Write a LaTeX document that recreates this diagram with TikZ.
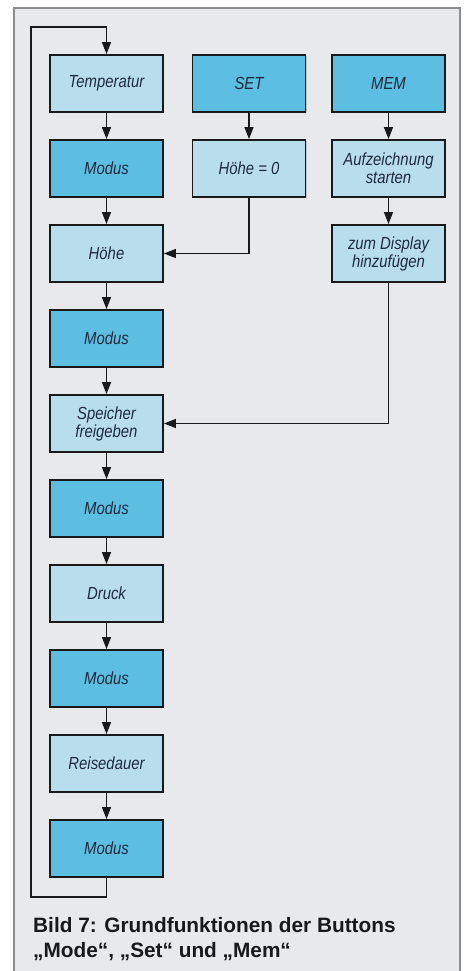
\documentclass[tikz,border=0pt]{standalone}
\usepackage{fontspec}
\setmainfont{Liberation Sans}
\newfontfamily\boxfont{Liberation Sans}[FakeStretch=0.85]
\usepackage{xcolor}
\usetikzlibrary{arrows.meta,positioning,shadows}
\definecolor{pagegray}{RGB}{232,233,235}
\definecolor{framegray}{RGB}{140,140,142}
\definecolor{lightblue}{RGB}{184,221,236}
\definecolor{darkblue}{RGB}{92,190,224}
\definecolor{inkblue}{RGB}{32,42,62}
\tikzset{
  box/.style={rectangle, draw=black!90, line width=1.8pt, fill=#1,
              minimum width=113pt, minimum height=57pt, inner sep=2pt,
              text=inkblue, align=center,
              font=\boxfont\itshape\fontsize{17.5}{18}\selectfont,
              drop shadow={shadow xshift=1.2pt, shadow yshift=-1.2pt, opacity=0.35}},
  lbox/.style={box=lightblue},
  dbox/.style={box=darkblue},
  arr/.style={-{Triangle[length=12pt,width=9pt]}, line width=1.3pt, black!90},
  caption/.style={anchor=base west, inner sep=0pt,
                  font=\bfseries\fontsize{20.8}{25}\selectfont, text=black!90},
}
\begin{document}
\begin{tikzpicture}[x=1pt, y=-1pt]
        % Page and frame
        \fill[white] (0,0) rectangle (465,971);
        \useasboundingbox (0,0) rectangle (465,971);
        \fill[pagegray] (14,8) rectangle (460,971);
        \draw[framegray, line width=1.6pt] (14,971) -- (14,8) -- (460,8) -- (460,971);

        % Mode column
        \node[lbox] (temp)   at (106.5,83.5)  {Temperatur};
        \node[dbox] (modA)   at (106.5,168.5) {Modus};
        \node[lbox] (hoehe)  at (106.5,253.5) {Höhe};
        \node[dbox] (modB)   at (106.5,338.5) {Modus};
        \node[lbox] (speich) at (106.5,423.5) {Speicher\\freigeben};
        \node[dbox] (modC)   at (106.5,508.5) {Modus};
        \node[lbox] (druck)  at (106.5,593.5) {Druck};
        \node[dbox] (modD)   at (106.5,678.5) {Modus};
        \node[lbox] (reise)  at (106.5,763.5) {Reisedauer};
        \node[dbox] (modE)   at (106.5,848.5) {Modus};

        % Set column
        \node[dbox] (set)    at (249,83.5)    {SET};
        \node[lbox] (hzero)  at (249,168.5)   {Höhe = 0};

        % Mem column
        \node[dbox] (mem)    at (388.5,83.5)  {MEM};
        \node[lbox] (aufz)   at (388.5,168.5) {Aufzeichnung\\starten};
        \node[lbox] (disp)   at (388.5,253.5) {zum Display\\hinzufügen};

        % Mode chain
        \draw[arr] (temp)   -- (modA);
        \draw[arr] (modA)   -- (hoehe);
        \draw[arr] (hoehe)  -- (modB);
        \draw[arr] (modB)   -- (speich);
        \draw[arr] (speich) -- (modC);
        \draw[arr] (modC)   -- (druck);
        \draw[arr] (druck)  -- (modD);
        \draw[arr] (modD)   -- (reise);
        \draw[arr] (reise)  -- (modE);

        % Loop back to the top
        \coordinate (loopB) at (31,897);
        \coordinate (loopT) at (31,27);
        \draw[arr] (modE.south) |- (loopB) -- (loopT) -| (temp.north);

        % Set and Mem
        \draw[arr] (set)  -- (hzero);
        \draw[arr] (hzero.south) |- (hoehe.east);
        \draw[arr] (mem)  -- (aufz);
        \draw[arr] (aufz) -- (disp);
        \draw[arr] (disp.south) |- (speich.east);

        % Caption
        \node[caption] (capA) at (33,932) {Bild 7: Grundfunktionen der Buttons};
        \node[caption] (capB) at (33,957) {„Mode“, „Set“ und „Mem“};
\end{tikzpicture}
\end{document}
————————
**EXERCISE:** Write out again, exactly, the lines from the start of the listing up to the line containing "(460,8) -- (460,971);", with both ends and without pictures.

**WRITTEN RESPONSE:**
Write a LaTeX document that recreates this diagram with TikZ.
\documentclass[tikz,border=0pt]{standalone}
\usepackage{fontspec}
\setmainfont{Liberation Sans}
\newfontfamily\boxfont{Liberation Sans}[FakeStretch=0.85]
\usepackage{xcolor}
\usetikzlibrary{arrows.meta,positioning,shadows}
\definecolor{pagegray}{RGB}{232,233,235}
\definecolor{framegray}{RGB}{140,140,142}
\definecolor{lightblue}{RGB}{184,221,236}
\definecolor{darkblue}{RGB}{92,190,224}
\definecolor{inkblue}{RGB}{32,42,62}
\tikzset{
  box/.style={rectangle, draw=black!90, line width=1.8pt, fill=#1,
              minimum width=113pt, minimum height=57pt, inner sep=2pt,
              text=inkblue, align=center,
              font=\boxfont\itshape\fontsize{17.5}{18}\selectfont,
              drop shadow={shadow xshift=1.2pt, shadow yshift=-1.2pt, opacity=0.35}},
  lbox/.style={box=lightblue},
  dbox/.style={box=darkblue},
  arr/.style={-{Triangle[length=12pt,width=9pt]}, line width=1.3pt, black!90},
  caption/.style={anchor=base west, inner sep=0pt,
                  font=\bfseries\fontsize{20.8}{25}\selectfont, text=black!90},
}
\begin{document}
\begin{tikzpicture}[x=1pt, y=-1pt]
        % Page and frame
        \fill[white] (0,0) rectangle (465,971);
        \useasboundingbox (0,0) rectangle (465,971);
        \fill[pagegray] (14,8) rectangle (460,971);
        \draw[framegray, line width=1.6pt] (14,971) -- (14,8) -- (460,8) -- (460,971);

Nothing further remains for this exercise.